The machine learning engines

DSS’s visual machine learning comes with support for 4 different Machine Learning engines:

  • Python (based on the scikit-learn or xgboost libraries, in-memory processing)
  • MLLib (Spark) engine (based on Spark, distributed processing)
  • H2O Sparkling Water (distributed processing using the H2O library)
  • Vertica (in-database processing)

Each time you create a new machine learning model in DSS, you can select the corresponding training engine. The models will be trained with this engine.

Scoring engines

DSS allows you to select various engines in order to perform scoring of your models. This allows for faster execution in some cases.

Note

Scoring engines are only used to actually predict rows. While they are strongly related to training engines, some models trained with one engine can be scored with another.

The following scoring engines are available:

  • Local (DSS server only) scoring. This engine has two variants: the “Python” engine provides wider compatibility but lower performance. The “Optimized” scorer provides better performance and is automatically used whenever possible.
  • Spark: the scoring is performed in a distributed fashion on a Spark cluster
  • SQL: the model is converted to SQL code and executed within a SQL database.

The selected engine can be adjusted in the scoring recipe editor. Only engines that are compatible with the selected model and input dataset will be available.

The default settings the following:

  • If the model was trained with Spark MLLib or Sparkling Water, it will be scored with the Spark engine
  • If the model was trained with VerticaML, it will be scored with the SQL engine
  • Else it will be scored with the Local engine. The optimized engine will be used if available.

If you do not wish to score your model with the “optimized” engine for some reason, you may select “Force original backend” in the scoring recipe editor to revert to the original backend.

Choosing an SQL engine (if your scored dataset is stored in an SQL database and your model is compatible) will generate a request to score the dataset. Note that this may create very large requests for compelex models.
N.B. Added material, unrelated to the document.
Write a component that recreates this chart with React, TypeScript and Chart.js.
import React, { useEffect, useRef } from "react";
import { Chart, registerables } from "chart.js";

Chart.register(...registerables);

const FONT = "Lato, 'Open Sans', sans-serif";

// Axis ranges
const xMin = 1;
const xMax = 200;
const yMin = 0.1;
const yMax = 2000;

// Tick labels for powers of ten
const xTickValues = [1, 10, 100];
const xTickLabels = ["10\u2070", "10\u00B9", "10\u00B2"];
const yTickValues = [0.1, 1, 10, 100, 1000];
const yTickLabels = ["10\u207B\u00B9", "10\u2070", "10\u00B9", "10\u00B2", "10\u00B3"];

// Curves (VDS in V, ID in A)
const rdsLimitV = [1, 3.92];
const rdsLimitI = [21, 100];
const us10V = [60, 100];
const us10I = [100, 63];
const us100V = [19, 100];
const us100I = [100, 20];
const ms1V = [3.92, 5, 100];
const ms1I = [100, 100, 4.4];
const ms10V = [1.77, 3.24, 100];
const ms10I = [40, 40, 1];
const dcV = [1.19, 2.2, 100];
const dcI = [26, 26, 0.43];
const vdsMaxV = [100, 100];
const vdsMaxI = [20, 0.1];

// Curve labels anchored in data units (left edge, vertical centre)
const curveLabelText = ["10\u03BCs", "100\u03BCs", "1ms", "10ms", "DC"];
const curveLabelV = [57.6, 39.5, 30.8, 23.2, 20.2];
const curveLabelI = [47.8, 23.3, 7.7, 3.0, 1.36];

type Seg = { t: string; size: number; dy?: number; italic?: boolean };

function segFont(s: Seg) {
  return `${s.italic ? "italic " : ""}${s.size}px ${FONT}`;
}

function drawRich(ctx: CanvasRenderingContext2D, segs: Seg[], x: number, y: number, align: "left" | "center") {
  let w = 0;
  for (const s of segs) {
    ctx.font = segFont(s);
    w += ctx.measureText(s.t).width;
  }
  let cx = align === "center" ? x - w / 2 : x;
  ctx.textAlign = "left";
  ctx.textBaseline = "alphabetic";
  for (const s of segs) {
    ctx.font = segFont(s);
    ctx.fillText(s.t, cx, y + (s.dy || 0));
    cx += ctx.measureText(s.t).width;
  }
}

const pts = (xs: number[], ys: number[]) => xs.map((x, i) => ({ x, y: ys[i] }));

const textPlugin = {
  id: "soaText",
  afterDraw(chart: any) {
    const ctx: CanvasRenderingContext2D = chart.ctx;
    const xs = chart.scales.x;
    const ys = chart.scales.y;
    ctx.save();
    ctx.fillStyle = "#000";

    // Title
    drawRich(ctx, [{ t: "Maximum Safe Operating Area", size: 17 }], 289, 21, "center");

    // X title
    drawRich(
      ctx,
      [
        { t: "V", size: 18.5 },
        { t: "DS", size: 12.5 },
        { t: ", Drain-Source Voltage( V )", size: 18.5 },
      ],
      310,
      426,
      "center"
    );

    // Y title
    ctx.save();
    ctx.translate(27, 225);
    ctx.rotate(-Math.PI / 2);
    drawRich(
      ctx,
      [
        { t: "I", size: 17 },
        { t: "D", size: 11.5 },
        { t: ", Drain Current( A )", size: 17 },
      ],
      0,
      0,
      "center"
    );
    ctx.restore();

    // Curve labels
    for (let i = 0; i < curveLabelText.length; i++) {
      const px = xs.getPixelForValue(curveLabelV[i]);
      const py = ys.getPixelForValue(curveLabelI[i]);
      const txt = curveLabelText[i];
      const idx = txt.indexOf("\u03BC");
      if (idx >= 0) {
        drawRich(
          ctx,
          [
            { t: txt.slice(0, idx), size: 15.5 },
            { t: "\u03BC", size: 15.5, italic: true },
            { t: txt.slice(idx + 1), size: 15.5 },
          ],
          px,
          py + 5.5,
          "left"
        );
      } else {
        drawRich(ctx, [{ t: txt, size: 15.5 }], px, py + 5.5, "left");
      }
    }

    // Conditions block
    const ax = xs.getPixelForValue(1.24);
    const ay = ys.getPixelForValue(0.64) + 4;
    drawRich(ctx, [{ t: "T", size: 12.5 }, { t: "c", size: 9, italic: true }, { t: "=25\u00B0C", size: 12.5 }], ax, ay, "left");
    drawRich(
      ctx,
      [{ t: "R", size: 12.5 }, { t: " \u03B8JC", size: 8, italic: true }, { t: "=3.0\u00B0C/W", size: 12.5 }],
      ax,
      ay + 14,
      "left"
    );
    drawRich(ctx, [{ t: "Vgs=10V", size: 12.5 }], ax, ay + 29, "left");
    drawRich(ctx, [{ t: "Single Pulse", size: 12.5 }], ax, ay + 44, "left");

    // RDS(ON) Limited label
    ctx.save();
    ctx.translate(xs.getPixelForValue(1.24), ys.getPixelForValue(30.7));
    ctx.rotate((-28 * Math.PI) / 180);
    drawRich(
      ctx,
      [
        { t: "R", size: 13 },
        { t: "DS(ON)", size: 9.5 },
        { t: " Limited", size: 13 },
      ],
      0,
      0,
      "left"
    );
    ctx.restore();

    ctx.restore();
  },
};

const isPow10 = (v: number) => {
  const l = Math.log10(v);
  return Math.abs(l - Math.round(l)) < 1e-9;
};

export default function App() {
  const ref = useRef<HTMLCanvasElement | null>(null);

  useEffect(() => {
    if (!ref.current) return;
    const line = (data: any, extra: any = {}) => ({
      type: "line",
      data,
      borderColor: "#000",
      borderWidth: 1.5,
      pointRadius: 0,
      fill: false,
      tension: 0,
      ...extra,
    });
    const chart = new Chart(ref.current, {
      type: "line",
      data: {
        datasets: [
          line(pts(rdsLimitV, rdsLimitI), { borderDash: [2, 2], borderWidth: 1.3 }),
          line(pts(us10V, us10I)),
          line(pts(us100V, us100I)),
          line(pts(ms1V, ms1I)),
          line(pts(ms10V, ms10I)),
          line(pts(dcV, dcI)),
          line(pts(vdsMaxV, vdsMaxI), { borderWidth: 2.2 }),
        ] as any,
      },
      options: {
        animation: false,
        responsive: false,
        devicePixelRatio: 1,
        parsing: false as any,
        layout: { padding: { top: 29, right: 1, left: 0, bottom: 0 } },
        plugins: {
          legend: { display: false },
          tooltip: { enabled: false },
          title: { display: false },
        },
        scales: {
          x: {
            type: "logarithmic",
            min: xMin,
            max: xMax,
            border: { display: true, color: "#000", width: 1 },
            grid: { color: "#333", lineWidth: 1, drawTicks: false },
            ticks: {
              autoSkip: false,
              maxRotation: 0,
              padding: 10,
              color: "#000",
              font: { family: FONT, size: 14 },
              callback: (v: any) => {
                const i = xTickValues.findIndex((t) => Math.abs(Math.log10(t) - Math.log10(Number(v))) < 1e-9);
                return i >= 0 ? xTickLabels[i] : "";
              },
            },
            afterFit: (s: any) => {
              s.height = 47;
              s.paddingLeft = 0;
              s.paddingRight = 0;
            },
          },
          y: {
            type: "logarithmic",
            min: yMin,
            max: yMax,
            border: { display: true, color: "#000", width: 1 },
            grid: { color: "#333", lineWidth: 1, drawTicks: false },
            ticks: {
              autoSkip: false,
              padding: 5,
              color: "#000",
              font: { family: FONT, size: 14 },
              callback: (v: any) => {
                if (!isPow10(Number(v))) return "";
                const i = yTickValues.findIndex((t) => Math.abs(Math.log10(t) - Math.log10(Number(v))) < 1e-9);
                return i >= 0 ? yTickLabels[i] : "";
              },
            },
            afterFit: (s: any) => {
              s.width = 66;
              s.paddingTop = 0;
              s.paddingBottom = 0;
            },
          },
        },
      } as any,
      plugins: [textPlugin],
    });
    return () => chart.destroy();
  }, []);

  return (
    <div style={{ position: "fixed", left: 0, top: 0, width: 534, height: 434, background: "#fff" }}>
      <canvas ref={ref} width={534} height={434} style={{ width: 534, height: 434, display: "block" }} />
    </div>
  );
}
The compatibility matrix for all DSS models is the following:

Training engine Algorithm Local (Optimized) Local (Python) Spark SQL  
Python in-memory Random forest Yes Yes Yes Yes (no probas for multiclass)  
MLLib Random forest Yes Yes Yes Yes (no probas for multiclass)  
Python in-memory Gradient Boosting Yes Yes Yes Regression only  
MLLib Gradient Boosting Yes Yes Yes Regression only  
Python in-memory Extra Trees (Scikit) Yes Yes Yes Yes (no probas for multiclass)  
Python in-memory Decision Trees Yes Yes Yes Yes (no probas for multiclass)  
MLLib Decision Trees Yes Yes Yes Yes (no probas for multiclass)  
Python in-memory Ordinary Least Squares, Lasso, Ridge Yes Yes Yes Yes  
Python in-memory SGD Yes Yes Yes Yes  
MLLib Linear Regression Yes Yes Yes Yes  
Python in-memory Logistic Regression Yes Yes Yes Yes  
MLLib Logistic Regression Yes Yes Yes Yes  
Python in-memory Neural Networks Yes Yes Yes Yes  
Python in-memory Naive Bayes No Yes No No  
MLLib Naive Bayes No No Yes No  
Python in-memory K-nearest-neighbors No Yes No No  
Python in-memory XGBoost No Yes No No  
Python in-memory SVM No Yes No No  
Python in-memory Custom models No Yes No No  
MLLib Custom models No No Yes No  
Sparkling-Water All models No No Yes No  
VerticaML All models No No No Yes  

Note

For models trained with Python, the Optimized Local and Spark engines are only available if preprocessing is also compatible.

The following preprocessing options are available for optimized scoring:

  • Numerical
    • No rescaling
    • Rescaling
    • Binning
    • Derivative features
    • Flag missing
    • Imputation
    • Drop row
  • Categorical
    • Dummification
    • Impact coding
    • Flag missing
    • Hashing (MLLib only)
    • Impute
    • Drop row
  • Text
    • Count vectorization
    • TF/IDF vectorization
    • Hashing (MLLib)

Note

For all models but VerticaML, the SQL engine is only available if preprocessing is also compatible.

The following preprocessing options are available for SQL scoring :

  • Numerical
    • No rescaling
    • Rescaling
    • Binning
    • Derivative features
    • Flag missing
    • Imputation
    • Drop row
  • Categorical
    • Dummification
    • Impact coding
    • Flag missing
    • Imputation
    • Drop row

Text is not supported

Limitations

The following limitations exist with SQL scoring:

  • Some algorithms may not generate probabilities with SQL scoring (see table above)
  • Conditional output columns are not generated with SQL scoring
  • Preparation scripts are not compatible with SQL scoring
  • Multiclass logistic regression and neural networks require the SQL dialect to support the GREATEST function.